Values and the Creative Process


©Stella Kalaw

Announcer: I'm sure you have been given awards and recognitions. Are these important to you?


Carmencita: Not really.

Announcer: Although, it's a great affirmation of what you do or how you are doing.

Carmencita: What gives me a lot of satisfaction is the joy of having reached a certain level of playing and being able to share my music.

I got up from the sofa, grabbed a pencil and a piece of scrap paper and scribbled down this part of the radio interview. When T arrived from work yesterday, I shared it with her. Mrs. Aspiras' answer struck a chord with us for we have had several discussions along this line. When it comes down to what we value in our chosen fields above anything else, it is that love for the creative process. T has fought the step up to management because it would take her away from the intimacy of the design process. Her decision is often perceived by others as a lack of ambition. Although she is committed to her values, she confesses that she sometimes struggles with this perception.
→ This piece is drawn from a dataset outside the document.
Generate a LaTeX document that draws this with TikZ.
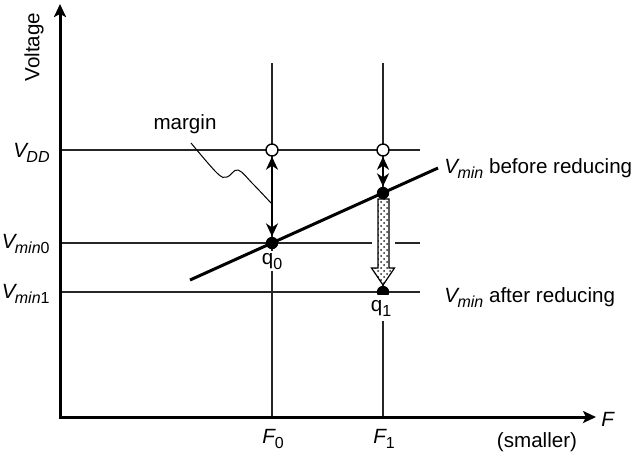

In the interview, Mrs. Aspiras mentioned that she practices for 4 hours everyday. It reminds me of how T can get engrossed in front of the computer for hours agonizing over several design directions at the same time she tinkers with the database she built from scratch to improve her workflow. "It's all in the details." she would always say to me.

When I look back at the moments that were fulfilling for me, it was either an idea suddenly came together for a project after mulling it over for months or the process of achieving a certain level of creating pictures that is consistent with my personal vision.

Alex Webb perfectly sums this up through Alec Soth's entry at the Magnum's Blog entitled Wear Good Shoes: Advice to Young Photographers:

Photograph because you love doing it, because you absolutely have to do it, because the chief reward is going to be the process of doing it. Other rewards -- recognition, financial remuneration -- come to so few and are so fleeting. And even if you are somewhat successful, there will almost inevitably be stretches of time when you will be ignored, have little income, or -- often -- both. Certainly there are many other easier ways to make a living in this society. Take photography on as a passion, not a career.